• **Provided material**:
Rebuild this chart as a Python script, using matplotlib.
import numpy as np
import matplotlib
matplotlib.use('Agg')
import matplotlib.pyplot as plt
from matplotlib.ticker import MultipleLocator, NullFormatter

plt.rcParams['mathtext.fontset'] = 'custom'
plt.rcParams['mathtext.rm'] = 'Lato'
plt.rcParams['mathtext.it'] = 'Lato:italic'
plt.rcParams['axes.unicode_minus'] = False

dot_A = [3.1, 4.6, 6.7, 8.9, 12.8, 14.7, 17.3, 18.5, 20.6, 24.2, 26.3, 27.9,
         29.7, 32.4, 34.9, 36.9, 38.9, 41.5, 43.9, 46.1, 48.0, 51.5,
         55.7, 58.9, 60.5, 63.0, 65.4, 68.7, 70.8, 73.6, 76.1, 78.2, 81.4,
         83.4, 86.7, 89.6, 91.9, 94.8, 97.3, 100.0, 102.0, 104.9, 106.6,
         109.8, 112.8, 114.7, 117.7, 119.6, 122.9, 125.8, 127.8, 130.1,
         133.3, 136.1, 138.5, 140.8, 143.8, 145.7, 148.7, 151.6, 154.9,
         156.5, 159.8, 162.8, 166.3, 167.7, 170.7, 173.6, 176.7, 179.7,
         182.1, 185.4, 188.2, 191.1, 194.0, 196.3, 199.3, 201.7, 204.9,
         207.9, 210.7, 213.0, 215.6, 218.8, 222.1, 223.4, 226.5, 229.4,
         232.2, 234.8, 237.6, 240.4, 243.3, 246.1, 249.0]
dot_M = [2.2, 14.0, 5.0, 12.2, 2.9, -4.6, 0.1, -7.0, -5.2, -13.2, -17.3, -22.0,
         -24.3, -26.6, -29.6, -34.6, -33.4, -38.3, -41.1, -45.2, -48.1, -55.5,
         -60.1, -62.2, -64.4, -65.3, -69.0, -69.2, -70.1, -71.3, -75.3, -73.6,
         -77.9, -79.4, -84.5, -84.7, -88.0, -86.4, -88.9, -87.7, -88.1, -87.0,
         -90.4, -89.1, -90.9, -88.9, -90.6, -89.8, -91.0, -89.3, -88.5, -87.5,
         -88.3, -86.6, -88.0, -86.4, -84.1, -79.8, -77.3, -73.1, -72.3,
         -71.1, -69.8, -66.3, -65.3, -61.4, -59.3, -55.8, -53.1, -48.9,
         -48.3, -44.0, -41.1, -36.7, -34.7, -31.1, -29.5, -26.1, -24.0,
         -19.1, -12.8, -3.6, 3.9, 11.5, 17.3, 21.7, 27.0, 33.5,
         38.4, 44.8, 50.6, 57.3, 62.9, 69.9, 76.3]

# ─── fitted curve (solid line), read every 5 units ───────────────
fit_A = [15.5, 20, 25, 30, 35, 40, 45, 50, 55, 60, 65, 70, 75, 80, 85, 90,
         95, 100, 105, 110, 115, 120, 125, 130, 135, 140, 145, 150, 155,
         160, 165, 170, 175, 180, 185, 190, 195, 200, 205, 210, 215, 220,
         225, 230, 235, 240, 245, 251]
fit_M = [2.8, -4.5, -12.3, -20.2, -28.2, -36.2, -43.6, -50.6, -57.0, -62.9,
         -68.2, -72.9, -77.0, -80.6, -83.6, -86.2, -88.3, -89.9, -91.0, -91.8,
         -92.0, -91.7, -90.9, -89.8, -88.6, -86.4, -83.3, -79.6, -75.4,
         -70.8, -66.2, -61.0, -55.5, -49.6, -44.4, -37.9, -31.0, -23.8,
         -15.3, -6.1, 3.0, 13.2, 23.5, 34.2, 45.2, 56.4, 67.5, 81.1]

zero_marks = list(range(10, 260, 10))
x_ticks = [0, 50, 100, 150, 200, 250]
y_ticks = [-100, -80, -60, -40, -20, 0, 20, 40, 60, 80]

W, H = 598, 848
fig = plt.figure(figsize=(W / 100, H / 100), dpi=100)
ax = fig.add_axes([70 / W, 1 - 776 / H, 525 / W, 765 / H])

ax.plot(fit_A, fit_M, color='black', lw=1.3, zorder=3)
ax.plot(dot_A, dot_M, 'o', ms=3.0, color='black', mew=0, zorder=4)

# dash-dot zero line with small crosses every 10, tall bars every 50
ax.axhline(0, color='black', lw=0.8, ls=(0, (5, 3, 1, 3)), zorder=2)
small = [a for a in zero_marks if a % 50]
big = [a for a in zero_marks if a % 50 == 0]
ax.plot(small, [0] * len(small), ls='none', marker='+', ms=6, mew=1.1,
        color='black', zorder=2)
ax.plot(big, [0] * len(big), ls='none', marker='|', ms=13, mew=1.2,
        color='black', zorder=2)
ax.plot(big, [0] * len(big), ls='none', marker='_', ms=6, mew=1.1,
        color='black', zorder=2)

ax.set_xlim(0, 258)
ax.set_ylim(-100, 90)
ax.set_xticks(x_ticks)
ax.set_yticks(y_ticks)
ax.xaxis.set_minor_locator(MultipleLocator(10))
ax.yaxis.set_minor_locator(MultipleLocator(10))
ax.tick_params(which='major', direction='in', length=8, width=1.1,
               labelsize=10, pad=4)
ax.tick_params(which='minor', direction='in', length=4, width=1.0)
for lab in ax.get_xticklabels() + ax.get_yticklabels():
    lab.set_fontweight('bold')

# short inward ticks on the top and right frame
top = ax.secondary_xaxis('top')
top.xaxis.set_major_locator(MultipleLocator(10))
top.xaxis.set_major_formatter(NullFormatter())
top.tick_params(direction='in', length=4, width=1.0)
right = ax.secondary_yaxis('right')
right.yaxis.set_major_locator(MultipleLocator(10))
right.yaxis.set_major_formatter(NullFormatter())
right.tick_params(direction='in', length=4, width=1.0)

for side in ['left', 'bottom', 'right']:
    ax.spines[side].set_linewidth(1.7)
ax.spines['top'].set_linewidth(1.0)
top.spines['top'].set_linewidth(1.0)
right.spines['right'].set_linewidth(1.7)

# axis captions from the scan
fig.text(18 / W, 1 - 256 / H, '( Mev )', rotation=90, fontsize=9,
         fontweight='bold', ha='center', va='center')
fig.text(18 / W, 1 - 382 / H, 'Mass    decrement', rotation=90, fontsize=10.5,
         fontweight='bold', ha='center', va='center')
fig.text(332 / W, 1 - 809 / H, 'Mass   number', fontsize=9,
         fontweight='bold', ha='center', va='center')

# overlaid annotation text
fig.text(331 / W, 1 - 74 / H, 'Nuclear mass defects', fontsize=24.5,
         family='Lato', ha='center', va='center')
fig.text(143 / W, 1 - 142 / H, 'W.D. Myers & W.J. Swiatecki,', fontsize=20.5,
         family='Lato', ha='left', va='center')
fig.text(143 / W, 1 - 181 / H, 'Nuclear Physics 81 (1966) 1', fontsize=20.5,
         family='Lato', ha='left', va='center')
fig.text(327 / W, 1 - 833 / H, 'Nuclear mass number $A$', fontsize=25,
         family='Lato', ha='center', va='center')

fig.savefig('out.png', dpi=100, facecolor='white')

• **What needs to be done**: Write out the material from the first line to the last, exactly.

• **Written answer**:
Rebuild this chart as a Python script, using matplotlib.
import numpy as np
import matplotlib
matplotlib.use('Agg')
import matplotlib.pyplot as plt
from matplotlib.ticker import MultipleLocator, NullFormatter

plt.rcParams['mathtext.fontset'] = 'custom'
plt.rcParams['mathtext.rm'] = 'Lato'
plt.rcParams['mathtext.it'] = 'Lato:italic'
plt.rcParams['axes.unicode_minus'] = False

dot_A = [3.1, 4.6, 6.7, 8.9, 12.8, 14.7, 17.3, 18.5, 20.6, 24.2, 26.3, 27.9,
         29.7, 32.4, 34.9, 36.9, 38.9, 41.5, 43.9, 46.1, 48.0, 51.5,
         55.7, 58.9, 60.5, 63.0, 65.4, 68.7, 70.8, 73.6, 76.1, 78.2, 81.4,
         83.4, 86.7, 89.6, 91.9, 94.8, 97.3, 100.0, 102.0, 104.9, 106.6,
         109.8, 112.8, 114.7, 117.7, 119.6, 122.9, 125.8, 127.8, 130.1,
         133.3, 136.1, 138.5, 140.8, 143.8, 145.7, 148.7, 151.6, 154.9,
         156.5, 159.8, 162.8, 166.3, 167.7, 170.7, 173.6, 176.7, 179.7,
         182.1, 185.4, 188.2, 191.1, 194.0, 196.3, 199.3, 201.7, 204.9,
         207.9, 210.7, 213.0, 215.6, 218.8, 222.1, 223.4, 226.5, 229.4,
         232.2, 234.8, 237.6, 240.4, 243.3, 246.1, 249.0]
dot_M = [2.2, 14.0, 5.0, 12.2, 2.9, -4.6, 0.1, -7.0, -5.2, -13.2, -17.3, -22.0,
         -24.3, -26.6, -29.6, -34.6, -33.4, -38.3, -41.1, -45.2, -48.1, -55.5,
         -60.1, -62.2, -64.4, -65.3, -69.0, -69.2, -70.1, -71.3, -75.3, -73.6,
         -77.9, -79.4, -84.5, -84.7, -88.0, -86.4, -88.9, -87.7, -88.1, -87.0,
         -90.4, -89.1, -90.9, -88.9, -90.6, -89.8, -91.0, -89.3, -88.5, -87.5,
         -88.3, -86.6, -88.0, -86.4, -84.1, -79.8, -77.3, -73.1, -72.3,
         -71.1, -69.8, -66.3, -65.3, -61.4, -59.3, -55.8, -53.1, -48.9,
         -48.3, -44.0, -41.1, -36.7, -34.7, -31.1, -29.5, -26.1, -24.0,
         -19.1, -12.8, -3.6, 3.9, 11.5, 17.3, 21.7, 27.0, 33.5,
         38.4, 44.8, 50.6, 57.3, 62.9, 69.9, 76.3]

# ─── fitted curve (solid line), read every 5 units ───────────────
fit_A = [15.5, 20, 25, 30, 35, 40, 45, 50, 55, 60, 65, 70, 75, 80, 85, 90,
         95, 100, 105, 110, 115, 120, 125, 130, 135, 140, 145, 150, 155,
         160, 165, 170, 175, 180, 185, 190, 195, 200, 205, 210, 215, 220,
         225, 230, 235, 240, 245, 251]
fit_M = [2.8, -4.5, -12.3, -20.2, -28.2, -36.2, -43.6, -50.6, -57.0, -62.9,
         -68.2, -72.9, -77.0, -80.6, -83.6, -86.2, -88.3, -89.9, -91.0, -91.8,
         -92.0, -91.7, -90.9, -89.8, -88.6, -86.4, -83.3, -79.6, -75.4,
         -70.8, -66.2, -61.0, -55.5, -49.6, -44.4, -37.9, -31.0, -23.8,
         -15.3, -6.1, 3.0, 13.2, 23.5, 34.2, 45.2, 56.4, 67.5, 81.1]

zero_marks = list(range(10, 260, 10))
x_ticks = [0, 50, 100, 150, 200, 250]
y_ticks = [-100, -80, -60, -40, -20, 0, 20, 40, 60, 80]

W, H = 598, 848
fig = plt.figure(figsize=(W / 100, H / 100), dpi=100)
ax = fig.add_axes([70 / W, 1 - 776 / H, 525 / W, 765 / H])

ax.plot(fit_A, fit_M, color='black', lw=1.3, zorder=3)
ax.plot(dot_A, dot_M, 'o', ms=3.0, color='black', mew=0, zorder=4)

# dash-dot zero line with small crosses every 10, tall bars every 50
ax.axhline(0, color='black', lw=0.8, ls=(0, (5, 3, 1, 3)), zorder=2)
small = [a for a in zero_marks if a % 50]
big = [a for a in zero_marks if a % 50 == 0]
ax.plot(small, [0] * len(small), ls='none', marker='+', ms=6, mew=1.1,
        color='black', zorder=2)
ax.plot(big, [0] * len(big), ls='none', marker='|', ms=13, mew=1.2,
        color='black', zorder=2)
ax.plot(big, [0] * len(big), ls='none', marker='_', ms=6, mew=1.1,
        color='black', zorder=2)

ax.set_xlim(0, 258)
ax.set_ylim(-100, 90)
ax.set_xticks(x_ticks)
ax.set_yticks(y_ticks)
ax.xaxis.set_minor_locator(MultipleLocator(10))
ax.yaxis.set_minor_locator(MultipleLocator(10))
ax.tick_params(which='major', direction='in', length=8, width=1.1,
               labelsize=10, pad=4)
ax.tick_params(which='minor', direction='in', length=4, width=1.0)
for lab in ax.get_xticklabels() + ax.get_yticklabels():
    lab.set_fontweight('bold')

# short inward ticks on the top and right frame
top = ax.secondary_xaxis('top')
top.xaxis.set_major_locator(MultipleLocator(10))
top.xaxis.set_major_formatter(NullFormatter())
top.tick_params(direction='in', length=4, width=1.0)
right = ax.secondary_yaxis('right')
right.yaxis.set_major_locator(MultipleLocator(10))
right.yaxis.set_major_formatter(NullFormatter())
right.tick_params(direction='in', length=4, width=1.0)

for side in ['left', 'bottom', 'right']:
    ax.spines[side].set_linewidth(1.7)
ax.spines['top'].set_linewidth(1.0)
top.spines['top'].set_linewidth(1.0)
right.spines['right'].set_linewidth(1.7)

# axis captions from the scan
fig.text(18 / W, 1 - 256 / H, '( Mev )', rotation=90, fontsize=9,
         fontweight='bold', ha='center', va='center')
fig.text(18 / W, 1 - 382 / H, 'Mass    decrement', rotation=90, fontsize=10.5,
         fontweight='bold', ha='center', va='center')
fig.text(332 / W, 1 - 809 / H, 'Mass   number', fontsize=9,
         fontweight='bold', ha='center', va='center')

# overlaid annotation text
fig.text(331 / W, 1 - 74 / H, 'Nuclear mass defects', fontsize=24.5,
         family='Lato', ha='center', va='center')
fig.text(143 / W, 1 - 142 / H, 'W.D. Myers & W.J. Swiatecki,', fontsize=20.5,
         family='Lato', ha='left', va='center')
fig.text(143 / W, 1 - 181 / H, 'Nuclear Physics 81 (1966) 1', fontsize=20.5,
         family='Lato', ha='left', va='center')
fig.text(327 / W, 1 - 833 / H, 'Nuclear mass number $A$', fontsize=25,
         family='Lato', ha='center', va='center')

fig.savefig('out.png', dpi=100, facecolor='white')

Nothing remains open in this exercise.